> _WORK TO BE COMPLETED_: Take the material below and retype it in full; pictures are left out.

..............................

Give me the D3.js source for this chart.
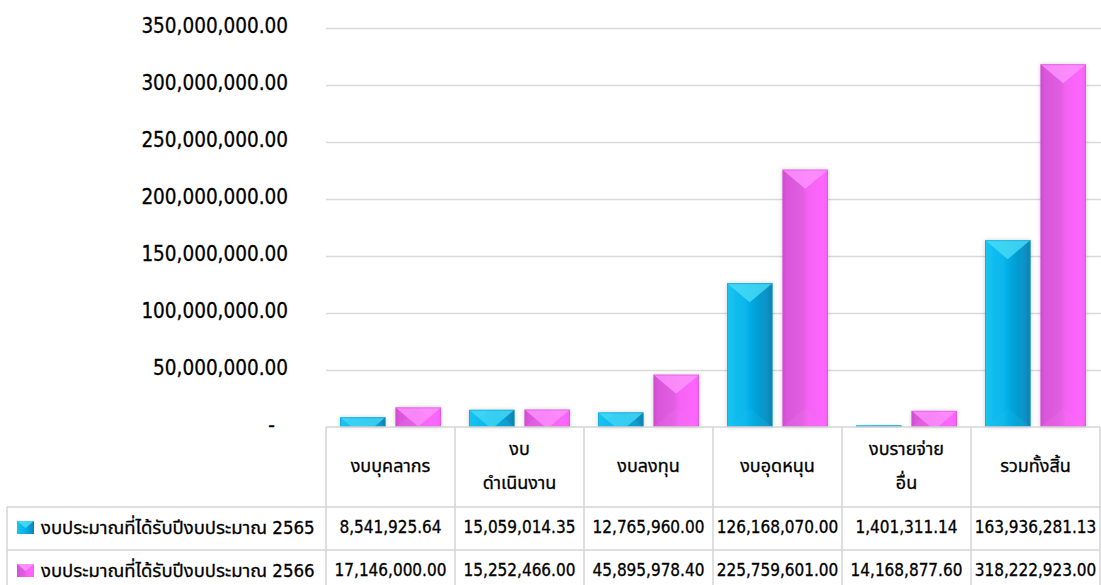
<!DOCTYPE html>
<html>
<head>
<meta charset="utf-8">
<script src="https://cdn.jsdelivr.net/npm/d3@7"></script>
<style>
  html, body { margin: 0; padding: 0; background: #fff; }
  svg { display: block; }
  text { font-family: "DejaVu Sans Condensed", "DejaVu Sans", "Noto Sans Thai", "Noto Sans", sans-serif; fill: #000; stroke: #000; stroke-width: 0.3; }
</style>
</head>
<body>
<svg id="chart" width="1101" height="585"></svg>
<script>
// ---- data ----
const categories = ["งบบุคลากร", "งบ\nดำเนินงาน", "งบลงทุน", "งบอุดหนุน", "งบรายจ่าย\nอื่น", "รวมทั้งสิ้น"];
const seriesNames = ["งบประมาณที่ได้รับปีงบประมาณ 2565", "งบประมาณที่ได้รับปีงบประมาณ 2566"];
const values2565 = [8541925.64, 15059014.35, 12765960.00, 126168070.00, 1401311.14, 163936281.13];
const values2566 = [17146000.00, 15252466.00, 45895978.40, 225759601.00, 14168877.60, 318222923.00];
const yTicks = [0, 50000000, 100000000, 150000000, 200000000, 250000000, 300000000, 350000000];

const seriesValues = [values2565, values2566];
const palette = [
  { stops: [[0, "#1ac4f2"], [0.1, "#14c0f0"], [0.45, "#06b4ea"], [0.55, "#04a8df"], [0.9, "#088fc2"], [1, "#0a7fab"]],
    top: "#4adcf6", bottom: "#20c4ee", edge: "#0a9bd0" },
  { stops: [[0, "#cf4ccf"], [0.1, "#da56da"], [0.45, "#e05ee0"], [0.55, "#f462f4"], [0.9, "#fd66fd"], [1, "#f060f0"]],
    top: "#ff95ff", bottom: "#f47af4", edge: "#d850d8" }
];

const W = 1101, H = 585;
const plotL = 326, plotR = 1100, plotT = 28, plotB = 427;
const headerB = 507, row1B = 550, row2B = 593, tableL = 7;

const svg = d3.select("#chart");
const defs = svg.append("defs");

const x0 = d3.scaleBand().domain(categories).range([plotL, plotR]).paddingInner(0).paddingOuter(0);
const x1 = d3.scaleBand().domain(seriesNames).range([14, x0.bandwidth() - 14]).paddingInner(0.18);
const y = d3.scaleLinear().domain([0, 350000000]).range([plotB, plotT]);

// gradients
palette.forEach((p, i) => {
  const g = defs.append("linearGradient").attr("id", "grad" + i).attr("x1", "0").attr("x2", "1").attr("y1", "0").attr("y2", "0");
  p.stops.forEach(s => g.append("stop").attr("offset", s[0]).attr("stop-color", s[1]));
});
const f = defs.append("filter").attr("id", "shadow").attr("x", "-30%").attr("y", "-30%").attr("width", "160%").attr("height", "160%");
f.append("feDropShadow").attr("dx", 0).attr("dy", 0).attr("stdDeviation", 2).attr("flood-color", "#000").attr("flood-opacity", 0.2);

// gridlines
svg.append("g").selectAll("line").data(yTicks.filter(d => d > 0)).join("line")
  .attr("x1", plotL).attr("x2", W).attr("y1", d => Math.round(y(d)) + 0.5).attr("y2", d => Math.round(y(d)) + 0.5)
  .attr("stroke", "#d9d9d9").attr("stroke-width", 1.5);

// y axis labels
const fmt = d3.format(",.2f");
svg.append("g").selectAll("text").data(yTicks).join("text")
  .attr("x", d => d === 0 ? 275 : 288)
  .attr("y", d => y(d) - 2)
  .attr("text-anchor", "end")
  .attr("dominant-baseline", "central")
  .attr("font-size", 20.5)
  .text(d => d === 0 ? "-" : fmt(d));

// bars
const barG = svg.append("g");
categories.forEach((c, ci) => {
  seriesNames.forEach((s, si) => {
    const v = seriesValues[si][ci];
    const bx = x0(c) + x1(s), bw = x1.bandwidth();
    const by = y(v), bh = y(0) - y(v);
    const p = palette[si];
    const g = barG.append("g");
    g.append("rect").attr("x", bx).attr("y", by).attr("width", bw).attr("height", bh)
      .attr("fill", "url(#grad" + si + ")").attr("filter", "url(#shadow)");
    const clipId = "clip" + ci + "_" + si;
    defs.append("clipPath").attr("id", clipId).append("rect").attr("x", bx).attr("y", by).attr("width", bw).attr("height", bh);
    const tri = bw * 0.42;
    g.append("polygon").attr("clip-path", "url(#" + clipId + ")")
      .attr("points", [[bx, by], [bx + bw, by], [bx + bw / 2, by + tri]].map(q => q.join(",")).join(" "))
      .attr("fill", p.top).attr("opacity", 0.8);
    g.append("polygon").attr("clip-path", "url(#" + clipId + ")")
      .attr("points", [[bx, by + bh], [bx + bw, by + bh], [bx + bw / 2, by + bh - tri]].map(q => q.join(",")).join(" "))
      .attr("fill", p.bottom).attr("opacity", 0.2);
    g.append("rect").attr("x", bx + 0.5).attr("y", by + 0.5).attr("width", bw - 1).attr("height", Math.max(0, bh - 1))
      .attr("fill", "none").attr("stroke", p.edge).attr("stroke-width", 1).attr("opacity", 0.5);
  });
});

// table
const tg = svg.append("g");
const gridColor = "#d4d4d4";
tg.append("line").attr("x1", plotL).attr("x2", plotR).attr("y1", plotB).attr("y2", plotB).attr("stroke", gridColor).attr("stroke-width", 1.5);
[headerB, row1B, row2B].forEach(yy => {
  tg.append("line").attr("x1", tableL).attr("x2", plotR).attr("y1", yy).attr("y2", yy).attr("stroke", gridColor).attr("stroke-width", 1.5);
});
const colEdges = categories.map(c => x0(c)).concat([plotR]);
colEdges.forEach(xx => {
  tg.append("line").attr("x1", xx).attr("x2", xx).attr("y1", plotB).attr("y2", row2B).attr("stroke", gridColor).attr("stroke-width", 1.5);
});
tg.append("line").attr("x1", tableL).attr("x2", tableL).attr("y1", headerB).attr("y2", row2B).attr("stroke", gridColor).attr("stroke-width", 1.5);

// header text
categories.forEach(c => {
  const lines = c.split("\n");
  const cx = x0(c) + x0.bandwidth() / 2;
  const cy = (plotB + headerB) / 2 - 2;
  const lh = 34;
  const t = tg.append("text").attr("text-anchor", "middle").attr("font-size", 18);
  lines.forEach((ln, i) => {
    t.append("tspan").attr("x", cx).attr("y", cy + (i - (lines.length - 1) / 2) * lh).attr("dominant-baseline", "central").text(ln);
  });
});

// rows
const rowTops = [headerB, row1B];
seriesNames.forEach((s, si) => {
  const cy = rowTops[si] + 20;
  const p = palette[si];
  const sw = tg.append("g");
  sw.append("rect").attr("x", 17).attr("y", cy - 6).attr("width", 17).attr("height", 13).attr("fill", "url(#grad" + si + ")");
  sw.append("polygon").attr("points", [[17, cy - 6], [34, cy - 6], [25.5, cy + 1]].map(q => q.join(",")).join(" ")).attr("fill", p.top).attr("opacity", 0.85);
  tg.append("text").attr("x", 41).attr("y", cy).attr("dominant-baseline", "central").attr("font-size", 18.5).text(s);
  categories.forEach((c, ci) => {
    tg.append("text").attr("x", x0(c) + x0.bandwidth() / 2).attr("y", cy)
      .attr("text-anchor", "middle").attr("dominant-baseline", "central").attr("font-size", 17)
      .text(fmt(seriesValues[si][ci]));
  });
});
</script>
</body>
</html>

..............................

> _THE SOLUTION_:
Give me the D3.js source for this chart.
<!DOCTYPE html>
<html>
<head>
<meta charset="utf-8">
<script src="https://cdn.jsdelivr.net/npm/d3@7"></script>
<style>
  html, body { margin: 0; padding: 0; background: #fff; }
  svg { display: block; }
  text { font-family: "DejaVu Sans Condensed", "DejaVu Sans", "Noto Sans Thai", "Noto Sans", sans-serif; fill: #000; stroke: #000; stroke-width: 0.3; }
</style>
</head>
<body>
<svg id="chart" width="1101" height="585"></svg>
<script>
// ---- data ----
const categories = ["งบบุคลากร", "งบ\nดำเนินงาน", "งบลงทุน", "งบอุดหนุน", "งบรายจ่าย\nอื่น", "รวมทั้งสิ้น"];
const seriesNames = ["งบประมาณที่ได้รับปีงบประมาณ 2565", "งบประมาณที่ได้รับปีงบประมาณ 2566"];
const values2565 = [8541925.64, 15059014.35, 12765960.00, 126168070.00, 1401311.14, 163936281.13];
const values2566 = [17146000.00, 15252466.00, 45895978.40, 225759601.00, 14168877.60, 318222923.00];
const yTicks = [0, 50000000, 100000000, 150000000, 200000000, 250000000, 300000000, 350000000];

const seriesValues = [values2565, values2566];
const palette = [
  { stops: [[0, "#1ac4f2"], [0.1, "#14c0f0"], [0.45, "#06b4ea"], [0.55, "#04a8df"], [0.9, "#088fc2"], [1, "#0a7fab"]],
    top: "#4adcf6", bottom: "#20c4ee", edge: "#0a9bd0" },
  { stops: [[0, "#cf4ccf"], [0.1, "#da56da"], [0.45, "#e05ee0"], [0.55, "#f462f4"], [0.9, "#fd66fd"], [1, "#f060f0"]],
    top: "#ff95ff", bottom: "#f47af4", edge: "#d850d8" }
];

const W = 1101, H = 585;
const plotL = 326, plotR = 1100, plotT = 28, plotB = 427;
const headerB = 507, row1B = 550, row2B = 593, tableL = 7;

const svg = d3.select("#chart");
const defs = svg.append("defs");

const x0 = d3.scaleBand().domain(categories).range([plotL, plotR]).paddingInner(0).paddingOuter(0);
const x1 = d3.scaleBand().domain(seriesNames).range([14, x0.bandwidth() - 14]).paddingInner(0.18);
const y = d3.scaleLinear().domain([0, 350000000]).range([plotB, plotT]);

// gradients
palette.forEach((p, i) => {
  const g = defs.append("linearGradient").attr("id", "grad" + i).attr("x1", "0").attr("x2", "1").attr("y1", "0").attr("y2", "0");
  p.stops.forEach(s => g.append("stop").attr("offset", s[0]).attr("stop-color", s[1]));
});
const f = defs.append("filter").attr("id", "shadow").attr("x", "-30%").attr("y", "-30%").attr("width", "160%").attr("height", "160%");
f.append("feDropShadow").attr("dx", 0).attr("dy", 0).attr("stdDeviation", 2).attr("flood-color", "#000").attr("flood-opacity", 0.2);

// gridlines
svg.append("g").selectAll("line").data(yTicks.filter(d => d > 0)).join("line")
  .attr("x1", plotL).attr("x2", W).attr("y1", d => Math.round(y(d)) + 0.5).attr("y2", d => Math.round(y(d)) + 0.5)
  .attr("stroke", "#d9d9d9").attr("stroke-width", 1.5);

// y axis labels
const fmt = d3.format(",.2f");
svg.append("g").selectAll("text").data(yTicks).join("text")
  .attr("x", d => d === 0 ? 275 : 288)
  .attr("y", d => y(d) - 2)
  .attr("text-anchor", "end")
  .attr("dominant-baseline", "central")
  .attr("font-size", 20.5)
  .text(d => d === 0 ? "-" : fmt(d));

// bars
const barG = svg.append("g");
categories.forEach((c, ci) => {
  seriesNames.forEach((s, si) => {
    const v = seriesValues[si][ci];
    const bx = x0(c) + x1(s), bw = x1.bandwidth();
    const by = y(v), bh = y(0) - y(v);
    const p = palette[si];
    const g = barG.append("g");
    g.append("rect").attr("x", bx).attr("y", by).attr("width", bw).attr("height", bh)
      .attr("fill", "url(#grad" + si + ")").attr("filter", "url(#shadow)");
    const clipId = "clip" + ci + "_" + si;
    defs.append("clipPath").attr("id", clipId).append("rect").attr("x", bx).attr("y", by).attr("width", bw).attr("height", bh);
    const tri = bw * 0.42;
    g.append("polygon").attr("clip-path", "url(#" + clipId + ")")
      .attr("points", [[bx, by], [bx + bw, by], [bx + bw / 2, by + tri]].map(q => q.join(",")).join(" "))
      .attr("fill", p.top).attr("opacity", 0.8);
    g.append("polygon").attr("clip-path", "url(#" + clipId + ")")
      .attr("points", [[bx, by + bh], [bx + bw, by + bh], [bx + bw / 2, by + bh - tri]].map(q => q.join(",")).join(" "))
      .attr("fill", p.bottom).attr("opacity", 0.2);
    g.append("rect").attr("x", bx + 0.5).attr("y", by + 0.5).attr("width", bw - 1).attr("height", Math.max(0, bh - 1))
      .attr("fill", "none").attr("stroke", p.edge).attr("stroke-width", 1).attr("opacity", 0.5);
  });
});

// table
const tg = svg.append("g");
const gridColor = "#d4d4d4";
tg.append("line").attr("x1", plotL).attr("x2", plotR).attr("y1", plotB).attr("y2", plotB).attr("stroke", gridColor).attr("stroke-width", 1.5);
[headerB, row1B, row2B].forEach(yy => {
  tg.append("line").attr("x1", tableL).attr("x2", plotR).attr("y1", yy).attr("y2", yy).attr("stroke", gridColor).attr("stroke-width", 1.5);
});
const colEdges = categories.map(c => x0(c)).concat([plotR]);
colEdges.forEach(xx => {
  tg.append("line").attr("x1", xx).attr("x2", xx).attr("y1", plotB).attr("y2", row2B).attr("stroke", gridColor).attr("stroke-width", 1.5);
});
tg.append("line").attr("x1", tableL).attr("x2", tableL).attr("y1", headerB).attr("y2", row2B).attr("stroke", gridColor).attr("stroke-width", 1.5);

// header text
categories.forEach(c => {
  const lines = c.split("\n");
  const cx = x0(c) + x0.bandwidth() / 2;
  const cy = (plotB + headerB) / 2 - 2;
  const lh = 34;
  const t = tg.append("text").attr("text-anchor", "middle").attr("font-size", 18);
  lines.forEach((ln, i) => {
    t.append("tspan").attr("x", cx).attr("y", cy + (i - (lines.length - 1) / 2) * lh).attr("dominant-baseline", "central").text(ln);
  });
});

// rows
const rowTops = [headerB, row1B];
seriesNames.forEach((s, si) => {
  const cy = rowTops[si] + 20;
  const p = palette[si];
  const sw = tg.append("g");
  sw.append("rect").attr("x", 17).attr("y", cy - 6).attr("width", 17).attr("height", 13).attr("fill", "url(#grad" + si + ")");
  sw.append("polygon").attr("points", [[17, cy - 6], [34, cy - 6], [25.5, cy + 1]].map(q => q.join(",")).join(" ")).attr("fill", p.top).attr("opacity", 0.85);
  tg.append("text").attr("x", 41).attr("y", cy).attr("dominant-baseline", "central").attr("font-size", 18.5).text(s);
  categories.forEach((c, ci) => {
    tg.append("text").attr("x", x0(c) + x0.bandwidth() / 2).attr("y", cy)
      .attr("text-anchor", "middle").attr("dominant-baseline", "central").attr("font-size", 17)
      .text(fmt(seriesValues[si][ci]));
  });
});
</script>
</body>
</html>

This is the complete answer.